Successivamente ai felici esiti del tour di supporto a “Slaves And Masters”, Blackmore avrebbe continuato con la formazione che vedeva Joe Lynn Turner dietro al microfono. Ma tanto Lord quanto Glover e Paice non la pensavano proprio così, perciò, vuoi per gli insufficienti riscontri di mercato tratti dall’esperienza di “Accidentally On Purpose” (firmata per l’appunto da Gillan & Glover nel 1988) e non da meno il fattore amicizia, che li aveva visti nuovamente propendere per il sodalizio artistico per quella che rimarrà nei cuori dei fans come la formazione storica dei Deep Purple, a Gillan viene offerto un nuovo contratto per la realizzazione del disco – uscito un po’ in sordina -, per la oramai venticinquennale attività del gruppo. Le pacifiche buone intenzioni alla base di questa reunion, non servono a mantenere le recording-sessions che non divengono immediatamente proprio delle distese occasioni di lavoro di squadra, visto che il ritorno di Gillan porta ad una nuova incisione delle parti vocali, che il suo predecessore aveva già valentemente concluso.

Un rapido sguardo all’accattivante copertina e poi via con il tasto play per ascoltare la title-track, dove il tagliente riff, la solida scansione ritmica dell’accoppiata Paice/Glover viene ad essere rifinita da delle vocals in un continuo e godibile crescendo, per una battaglia che infuria. La commistione tra hard e funk è ben espressa in “Lick It Up” che da alla viziosità lirica di Gillan modo di esprimersi al meglio. L’incantevole introduzione acustica di Blackmore – che fa presagire un futuro fatto di melodie e sonorità semplici che non tarderà ad arrivare -, ci conduce per mano ad “Anya” a parere di chi scrive la traccia più bella del disco, che con il sontuoso intreccio Blackmore/Lord – inappuntabili architetti della struttura del suono -, solca un vincente sentiero di note e di rimandi arabeggianti che affascinano per l’intera durata del brano...Noblesse Oblige!

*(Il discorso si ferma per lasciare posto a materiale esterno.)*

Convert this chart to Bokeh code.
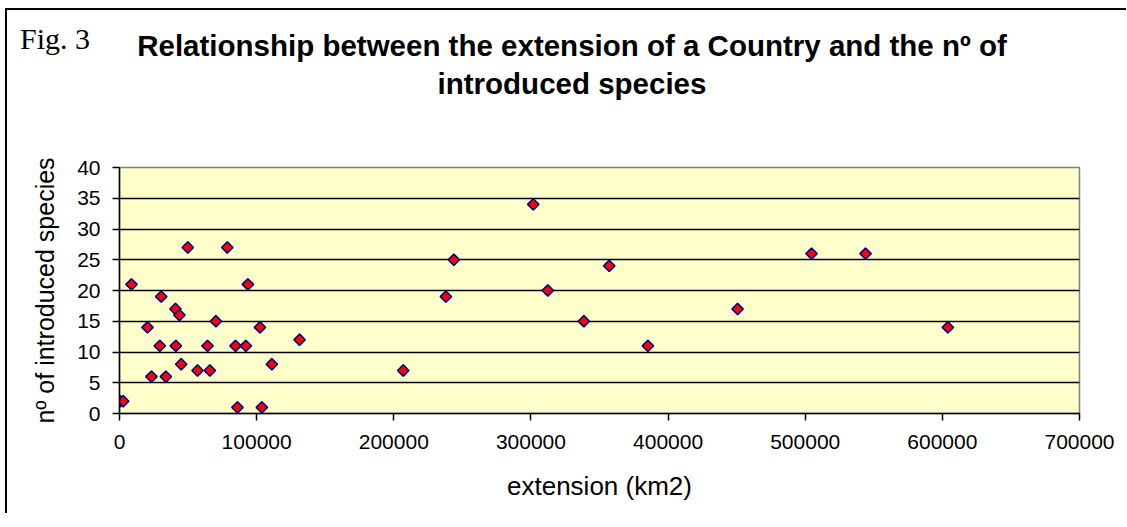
import math
from bokeh.plotting import figure
from bokeh.layouts import column
from bokeh.models import Range1d, FixedTicker, BasicTickFormatter, ColumnDataSource, Div
from bokeh.embed import file_html
from bokeh.resources import INLINE

# ---- data ----
extension_km2 = [500, 2700, 8750, 20400, 23300, 29400, 30400, 33800, 40800, 43700,
                 41100, 45000, 49800, 56900, 64200, 65900, 70300, 78600, 84600, 86000,
                 92100, 93600, 102400, 103800, 111100, 131300, 206900, 238000, 243800, 301700,
                 312300, 338600, 357100, 385300, 450700, 504600, 544000, 604000]
introduced_species = [2, 2, 21, 14, 6, 11, 19, 6, 17, 16,
                      11, 8, 27, 7, 11, 7, 15, 27, 11, 1,
                      11, 21, 14, 1, 8, 12, 7, 19, 25, 34,
                      20, 15, 24, 11, 17, 26, 26, 14]
x_ticks = [0, 100000, 200000, 300000, 400000, 500000, 600000, 700000]
y_ticks = [0, 5, 10, 15, 20, 25, 30, 35, 40]

fig_label = "Fig. 3"
title_line1 = "Relationship between the extension of a Country and the nº of"
title_line2 = "introduced species"
x_label = "extension (km2)"
y_label = "nº of introduced species"

source = ColumnDataSource(data=dict(x=extension_km2, y=introduced_species))

W = 1119

# ---- heading (figure number + two-line bold title) ----
heading_html = (
    '<div style="position:relative;width:%dpx;height:100px;">' % W
    + '<div style="position:absolute;left:13px;top:14px;white-space:nowrap;'
    'font-family:\'Liberation Serif\';font-size:30px;line-height:30px;color:black;">'
    + fig_label + '</div>'
    '<div style="position:absolute;left:65px;width:1000px;top:17px;text-align:center;'
    'font-family:\'Liberation Sans\';font-weight:bold;font-size:29.5px;line-height:38px;color:black;">'
    + title_line1 + '<br>' + title_line2 + '</div>'
    '</div>'
)
heading = Div(text=heading_html, width=W, height=100, margin=0)

p = figure(width=W, height=403,
           x_range=Range1d(x_ticks[0], x_ticks[-1]),
           y_range=Range1d(y_ticks[0], y_ticks[-1]),
           output_backend="svg", toolbar_location=None,
           min_border_left=112, min_border_right=W - 112 - 960,
           min_border_top=57, min_border_bottom=100, margin=0)

p.background_fill_color = "#FFFFCC"
p.border_fill_color = "white"
p.outline_line_color = "#808080"
p.outline_line_width = 1.5

# grid
p.xgrid.grid_line_color = None
p.ygrid.ticker = FixedTicker(ticks=y_ticks[1:-1])
p.ygrid.grid_line_color = "black"
p.ygrid.grid_line_width = 1.5

# axes
p.xaxis.ticker = FixedTicker(ticks=x_ticks)
p.yaxis.ticker = FixedTicker(ticks=y_ticks)
p.xaxis.formatter = BasicTickFormatter(use_scientific=False)
for ax in (p.xaxis[0], p.yaxis[0]):
    ax.axis_line_color = "black"
    ax.axis_line_width = 1.5
    ax.major_tick_line_color = "black"
    ax.major_tick_line_width = 1.5
    ax.major_tick_out = 7
    ax.major_tick_in = 0
    ax.minor_tick_line_color = None
    ax.major_label_text_font = "Liberation Sans"
    ax.major_label_text_font_size = "21px"
    ax.major_label_text_color = "black"
    ax.axis_label_text_font = "Liberation Sans"
    ax.axis_label_text_font_style = "normal"
    ax.axis_label_text_color = "black"

p.xaxis.axis_label = x_label
p.yaxis.axis_label = y_label
p.xaxis.axis_label_text_font_size = "26px"
p.yaxis.axis_label_text_font_size = "25px"
p.xaxis.major_label_standoff = 14
p.yaxis.major_label_standoff = 12
p.xaxis.axis_label_standoff = 19
p.yaxis.axis_label_standoff = 15

# points
p.scatter("x", "y", source=source, marker="square", angle=math.pi / 4,
          size=8, fill_color="#FF0000", line_color="#000080", line_width=1.6)

layout = column(heading, p, spacing=0)
layout.styles = {"border-left": "2px solid black", "border-top": "2px solid black",
                 "margin-left": "5px", "margin-top": "8px"}

open("out.html", "w").write(file_html(layout, INLINE))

L’ascolto di questo disco ci procura la certezza di essere piacevolmente inondati da un prodotto hard rock di buona fattura strettamente legato alle pubblicazioni della decade precedente, senza per altro inglobare i suoni di tendenza che avevano finito per monopolizzare il mercato (non dimentichiamo che allora il suono di Seattle imperava…). Un prova che non da luce ad alcun dubbio di sorta sulla genuinità dei brani, fermamente legati alle radici della qualità e di chi un certo suono dopo averlo coniato, continua a diffonderlo senza considerare la pubblicazione di un disco l’espletamento di un sufficiente compitino di mestiere.

Scorrendo nell’ascolto ci si accorge della irreprensibile varietà di brani come per la mordace “Talk About Love” o l’hard blues di “Nasty Piece Of Work” dove la voce di Gillan ne risente un po’ quanto ad interpretazione, mentre l’immediatezza di “Time To Kill” chiarisce di essere perfettamente adatta ad un heavy rotation via radio. Verso la fine è collocata “Solitarie” in cui il pathos dei doppiati vocalizzi che ne fuoriesce, ben si amalgama con un sound chiaramente di rainbowiana memoria, facendone il secondo highlight del disco.

Il quattordicesimo capitolo in studio si è sviluppato attraverso lunghe sedute di pre e post-registrazioni e non rimanderà di certo al naturale splendore e all’impeccabilità che aveva caratterizzato gli anni ‘70. Il gruppo è lasciato pienamente libero di consegnare un buon disco, che al di là dei propri gusti personali, non darà origine all’amaro in bocca a nessuno, considerato che se in plancia di comando negli anni successivi al riitorno del mark 2 vi fosse stato ancora the Man in black, alcuni dei brani qui contenuti, avrebbero potuto occupare un posto nella storia, per via di una successiva costante e tenace attività live come accaduto per “Perefect Strangers” e “The House Of The Blue Light”.

Ad un primo impatto l’impressione che si ha, è quella di avere di fronte un disco di mestiere concepito per l’ugola di Turner che Gillan dovrà solo cantare nuovamente, confortando la nota difficoltà ad interpretare la maggior parte dei brani nati e sviluppati quando non era ancora in formazione. Da meri osservatori potremmo magari prendere con le pinze o meditare sulla seguente affermazione rilasciata da Joe Lynn Turner - a cui il numero tre sembra aver contraddistinto la sua carriera sia nei Rainbow che nei Purple, - magari aspettandoci una pubblicazione postuma che possa confermare o smentire:

“The Battle Rages On fa schifo! Quando tornò Gillan lo rifecero daccapo, ma io ho ancora conservati i demo originali conservati e ti posso garantire che era una vera bomba (Classic Rock Revisited, 2004)”.